### Work to complete
Filter for the word "that" and keep each matching line.

### Supplied records
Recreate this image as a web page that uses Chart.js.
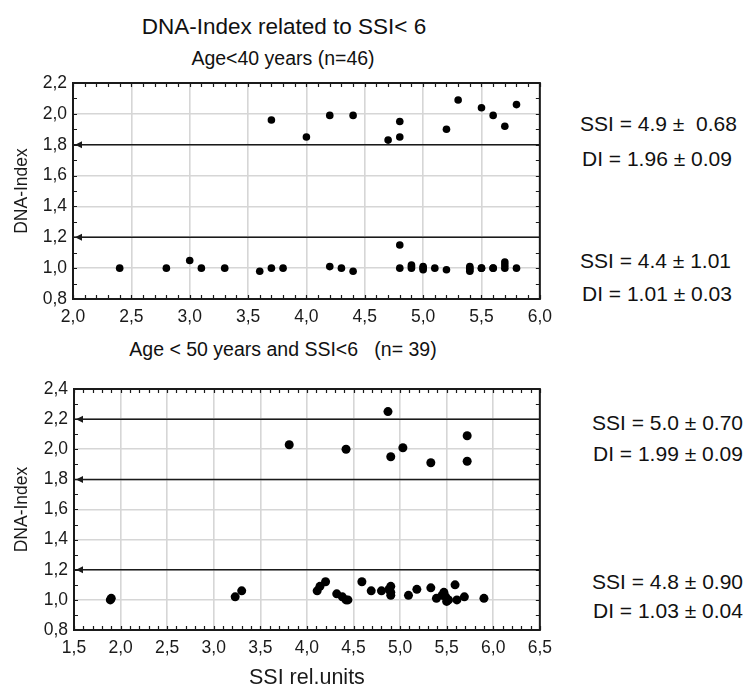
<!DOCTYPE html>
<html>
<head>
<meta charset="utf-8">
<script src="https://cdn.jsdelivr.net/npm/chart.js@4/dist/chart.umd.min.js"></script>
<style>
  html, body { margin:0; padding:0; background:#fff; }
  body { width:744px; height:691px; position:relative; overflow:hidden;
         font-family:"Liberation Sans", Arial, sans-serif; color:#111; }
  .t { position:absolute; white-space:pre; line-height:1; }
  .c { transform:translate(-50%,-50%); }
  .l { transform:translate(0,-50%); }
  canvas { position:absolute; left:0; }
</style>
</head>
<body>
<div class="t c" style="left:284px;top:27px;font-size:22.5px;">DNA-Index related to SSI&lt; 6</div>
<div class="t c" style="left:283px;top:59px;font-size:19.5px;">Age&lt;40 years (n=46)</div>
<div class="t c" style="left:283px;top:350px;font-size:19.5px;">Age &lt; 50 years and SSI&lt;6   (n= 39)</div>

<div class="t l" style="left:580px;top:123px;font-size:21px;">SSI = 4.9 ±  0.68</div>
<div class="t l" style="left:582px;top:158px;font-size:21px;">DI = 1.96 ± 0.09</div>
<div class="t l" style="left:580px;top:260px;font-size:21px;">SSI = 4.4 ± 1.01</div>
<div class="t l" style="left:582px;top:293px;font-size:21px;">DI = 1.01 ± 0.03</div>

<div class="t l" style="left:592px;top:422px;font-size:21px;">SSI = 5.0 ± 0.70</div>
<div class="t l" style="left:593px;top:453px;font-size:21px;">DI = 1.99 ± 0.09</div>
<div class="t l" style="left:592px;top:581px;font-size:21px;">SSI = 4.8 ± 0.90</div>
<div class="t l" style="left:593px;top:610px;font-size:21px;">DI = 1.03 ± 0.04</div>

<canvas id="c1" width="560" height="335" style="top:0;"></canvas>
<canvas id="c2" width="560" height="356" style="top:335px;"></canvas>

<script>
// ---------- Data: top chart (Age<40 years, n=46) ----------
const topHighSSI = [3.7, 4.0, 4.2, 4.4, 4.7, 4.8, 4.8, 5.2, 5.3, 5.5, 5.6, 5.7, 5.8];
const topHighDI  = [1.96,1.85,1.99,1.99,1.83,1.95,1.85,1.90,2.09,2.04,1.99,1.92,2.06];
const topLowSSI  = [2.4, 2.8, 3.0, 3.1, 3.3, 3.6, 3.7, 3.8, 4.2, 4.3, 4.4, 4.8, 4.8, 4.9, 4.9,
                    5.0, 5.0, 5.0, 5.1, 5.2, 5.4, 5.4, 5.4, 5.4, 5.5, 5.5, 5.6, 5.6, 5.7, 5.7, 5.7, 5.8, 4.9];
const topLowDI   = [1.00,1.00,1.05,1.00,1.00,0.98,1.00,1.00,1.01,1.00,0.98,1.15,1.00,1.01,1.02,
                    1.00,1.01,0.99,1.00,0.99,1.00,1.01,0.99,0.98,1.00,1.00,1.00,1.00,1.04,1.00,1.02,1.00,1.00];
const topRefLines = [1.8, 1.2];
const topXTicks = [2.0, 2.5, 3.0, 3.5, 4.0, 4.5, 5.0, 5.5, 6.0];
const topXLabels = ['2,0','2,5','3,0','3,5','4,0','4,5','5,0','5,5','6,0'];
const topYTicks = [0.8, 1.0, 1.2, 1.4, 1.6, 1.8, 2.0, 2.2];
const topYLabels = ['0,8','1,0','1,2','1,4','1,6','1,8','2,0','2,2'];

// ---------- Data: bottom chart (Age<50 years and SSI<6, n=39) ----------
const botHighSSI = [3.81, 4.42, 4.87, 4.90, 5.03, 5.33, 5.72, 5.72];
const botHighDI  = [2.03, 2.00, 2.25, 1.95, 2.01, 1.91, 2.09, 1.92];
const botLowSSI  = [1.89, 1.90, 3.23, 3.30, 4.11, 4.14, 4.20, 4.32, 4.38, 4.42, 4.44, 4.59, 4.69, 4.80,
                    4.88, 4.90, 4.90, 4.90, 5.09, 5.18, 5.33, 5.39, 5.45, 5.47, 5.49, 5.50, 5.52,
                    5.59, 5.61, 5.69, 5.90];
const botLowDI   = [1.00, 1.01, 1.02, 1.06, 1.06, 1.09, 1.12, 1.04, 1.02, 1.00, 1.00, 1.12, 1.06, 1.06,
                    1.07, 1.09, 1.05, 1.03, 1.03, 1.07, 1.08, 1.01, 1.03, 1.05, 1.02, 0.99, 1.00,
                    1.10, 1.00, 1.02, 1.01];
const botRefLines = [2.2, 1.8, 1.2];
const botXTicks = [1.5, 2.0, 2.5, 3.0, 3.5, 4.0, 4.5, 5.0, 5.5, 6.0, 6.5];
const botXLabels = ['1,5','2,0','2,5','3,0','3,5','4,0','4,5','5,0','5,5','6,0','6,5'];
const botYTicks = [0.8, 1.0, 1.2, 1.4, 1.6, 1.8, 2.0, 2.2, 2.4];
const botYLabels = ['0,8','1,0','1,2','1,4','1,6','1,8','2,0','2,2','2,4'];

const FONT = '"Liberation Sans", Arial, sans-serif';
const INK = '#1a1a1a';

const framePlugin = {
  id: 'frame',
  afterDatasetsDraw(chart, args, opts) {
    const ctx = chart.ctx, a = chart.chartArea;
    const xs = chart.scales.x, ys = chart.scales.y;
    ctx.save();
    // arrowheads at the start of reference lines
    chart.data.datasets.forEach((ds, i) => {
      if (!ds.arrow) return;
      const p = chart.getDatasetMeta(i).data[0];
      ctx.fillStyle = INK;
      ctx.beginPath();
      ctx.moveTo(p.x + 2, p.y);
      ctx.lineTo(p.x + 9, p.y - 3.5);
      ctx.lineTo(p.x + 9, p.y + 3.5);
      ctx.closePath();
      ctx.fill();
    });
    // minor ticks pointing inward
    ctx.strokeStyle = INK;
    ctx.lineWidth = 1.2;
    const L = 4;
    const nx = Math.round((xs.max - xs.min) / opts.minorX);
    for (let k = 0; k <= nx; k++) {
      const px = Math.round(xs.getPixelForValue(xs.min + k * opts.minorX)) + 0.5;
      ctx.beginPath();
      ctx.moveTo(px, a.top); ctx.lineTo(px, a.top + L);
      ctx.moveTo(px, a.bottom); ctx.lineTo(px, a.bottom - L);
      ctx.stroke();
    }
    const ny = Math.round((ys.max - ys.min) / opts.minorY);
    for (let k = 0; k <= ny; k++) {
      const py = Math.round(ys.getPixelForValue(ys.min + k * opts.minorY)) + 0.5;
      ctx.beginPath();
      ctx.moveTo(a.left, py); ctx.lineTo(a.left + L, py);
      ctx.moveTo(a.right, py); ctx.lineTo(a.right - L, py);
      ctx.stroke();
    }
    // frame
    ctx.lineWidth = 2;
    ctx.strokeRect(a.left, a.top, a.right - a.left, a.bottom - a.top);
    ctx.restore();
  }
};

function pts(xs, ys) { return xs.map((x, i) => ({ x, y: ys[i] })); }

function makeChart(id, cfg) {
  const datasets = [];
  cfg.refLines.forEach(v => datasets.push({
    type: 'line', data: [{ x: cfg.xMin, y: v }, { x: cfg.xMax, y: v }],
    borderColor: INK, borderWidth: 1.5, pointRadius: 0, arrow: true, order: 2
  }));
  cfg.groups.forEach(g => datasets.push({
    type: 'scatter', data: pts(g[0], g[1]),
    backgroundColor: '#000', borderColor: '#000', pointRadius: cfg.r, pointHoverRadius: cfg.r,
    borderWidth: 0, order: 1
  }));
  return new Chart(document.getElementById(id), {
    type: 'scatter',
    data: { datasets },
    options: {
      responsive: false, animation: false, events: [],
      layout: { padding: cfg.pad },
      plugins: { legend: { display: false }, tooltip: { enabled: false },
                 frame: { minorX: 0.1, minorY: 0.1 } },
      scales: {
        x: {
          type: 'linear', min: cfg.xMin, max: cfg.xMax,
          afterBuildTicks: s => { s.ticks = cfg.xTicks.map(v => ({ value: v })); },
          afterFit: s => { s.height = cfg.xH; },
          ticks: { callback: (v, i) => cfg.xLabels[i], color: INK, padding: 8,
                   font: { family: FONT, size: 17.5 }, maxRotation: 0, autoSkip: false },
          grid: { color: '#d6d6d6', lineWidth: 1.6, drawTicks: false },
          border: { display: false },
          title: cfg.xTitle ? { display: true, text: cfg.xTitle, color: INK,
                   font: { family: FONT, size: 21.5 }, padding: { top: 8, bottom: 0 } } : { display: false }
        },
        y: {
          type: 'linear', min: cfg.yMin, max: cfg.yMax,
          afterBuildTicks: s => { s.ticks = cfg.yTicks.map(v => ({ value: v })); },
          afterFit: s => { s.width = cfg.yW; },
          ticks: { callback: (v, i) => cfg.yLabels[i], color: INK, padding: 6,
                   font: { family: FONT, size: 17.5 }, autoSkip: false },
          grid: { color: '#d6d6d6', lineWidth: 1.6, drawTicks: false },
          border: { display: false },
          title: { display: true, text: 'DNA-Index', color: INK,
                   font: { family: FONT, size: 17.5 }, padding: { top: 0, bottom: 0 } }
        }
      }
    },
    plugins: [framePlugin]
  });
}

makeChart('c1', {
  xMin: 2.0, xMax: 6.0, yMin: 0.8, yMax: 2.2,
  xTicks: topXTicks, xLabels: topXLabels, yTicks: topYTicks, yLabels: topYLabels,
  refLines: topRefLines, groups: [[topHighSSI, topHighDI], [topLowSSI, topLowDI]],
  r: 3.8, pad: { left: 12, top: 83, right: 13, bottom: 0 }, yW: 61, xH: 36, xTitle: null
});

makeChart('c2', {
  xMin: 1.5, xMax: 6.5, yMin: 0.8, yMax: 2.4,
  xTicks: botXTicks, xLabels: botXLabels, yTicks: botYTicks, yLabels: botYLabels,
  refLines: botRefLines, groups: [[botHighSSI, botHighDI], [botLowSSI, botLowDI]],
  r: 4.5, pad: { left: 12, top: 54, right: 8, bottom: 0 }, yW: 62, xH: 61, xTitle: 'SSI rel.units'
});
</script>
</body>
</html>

---

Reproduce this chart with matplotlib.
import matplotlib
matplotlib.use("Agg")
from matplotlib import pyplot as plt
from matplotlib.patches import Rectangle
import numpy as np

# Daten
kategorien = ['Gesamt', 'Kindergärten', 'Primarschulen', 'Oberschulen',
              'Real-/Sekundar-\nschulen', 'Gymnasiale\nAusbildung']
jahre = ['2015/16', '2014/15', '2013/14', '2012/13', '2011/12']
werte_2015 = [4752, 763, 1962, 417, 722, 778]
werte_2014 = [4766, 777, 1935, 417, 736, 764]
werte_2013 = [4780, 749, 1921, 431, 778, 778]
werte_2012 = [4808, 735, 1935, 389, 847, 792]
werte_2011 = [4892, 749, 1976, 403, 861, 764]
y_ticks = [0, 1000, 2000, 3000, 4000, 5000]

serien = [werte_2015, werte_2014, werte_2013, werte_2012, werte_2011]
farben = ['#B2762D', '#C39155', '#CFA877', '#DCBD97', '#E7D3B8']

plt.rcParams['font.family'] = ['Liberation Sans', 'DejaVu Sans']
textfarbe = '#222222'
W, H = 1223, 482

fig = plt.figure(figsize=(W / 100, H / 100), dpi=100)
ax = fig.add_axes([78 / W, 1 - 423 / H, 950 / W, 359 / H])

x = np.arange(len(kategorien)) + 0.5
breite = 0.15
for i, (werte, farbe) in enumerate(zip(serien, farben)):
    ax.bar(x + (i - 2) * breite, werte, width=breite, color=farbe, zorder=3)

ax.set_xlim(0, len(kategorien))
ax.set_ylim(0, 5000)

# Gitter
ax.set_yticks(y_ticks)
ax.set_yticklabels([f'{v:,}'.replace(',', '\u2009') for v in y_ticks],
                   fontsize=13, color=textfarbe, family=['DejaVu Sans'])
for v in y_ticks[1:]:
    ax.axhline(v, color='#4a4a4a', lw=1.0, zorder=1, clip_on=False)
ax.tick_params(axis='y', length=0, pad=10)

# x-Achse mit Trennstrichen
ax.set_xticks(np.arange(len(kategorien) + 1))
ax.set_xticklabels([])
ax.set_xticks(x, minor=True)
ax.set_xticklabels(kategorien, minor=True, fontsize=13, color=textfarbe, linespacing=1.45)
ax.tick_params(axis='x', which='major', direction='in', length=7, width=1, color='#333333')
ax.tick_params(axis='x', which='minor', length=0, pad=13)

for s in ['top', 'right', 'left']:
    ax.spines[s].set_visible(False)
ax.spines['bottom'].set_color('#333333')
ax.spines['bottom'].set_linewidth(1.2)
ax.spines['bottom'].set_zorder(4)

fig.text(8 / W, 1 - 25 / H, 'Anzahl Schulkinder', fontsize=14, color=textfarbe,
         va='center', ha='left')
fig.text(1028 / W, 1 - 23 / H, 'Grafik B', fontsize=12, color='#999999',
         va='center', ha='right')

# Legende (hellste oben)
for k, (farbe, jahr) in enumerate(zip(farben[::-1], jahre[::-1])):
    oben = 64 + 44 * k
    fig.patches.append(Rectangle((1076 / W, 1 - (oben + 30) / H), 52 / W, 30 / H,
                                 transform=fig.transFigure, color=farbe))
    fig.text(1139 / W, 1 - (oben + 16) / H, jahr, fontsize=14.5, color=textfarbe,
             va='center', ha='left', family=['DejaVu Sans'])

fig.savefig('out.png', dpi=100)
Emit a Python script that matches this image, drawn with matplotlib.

### Solution to the problem
Recreate this image as a web page that uses Chart.js.
Emit a Python script that matches this image, drawn with matplotlib.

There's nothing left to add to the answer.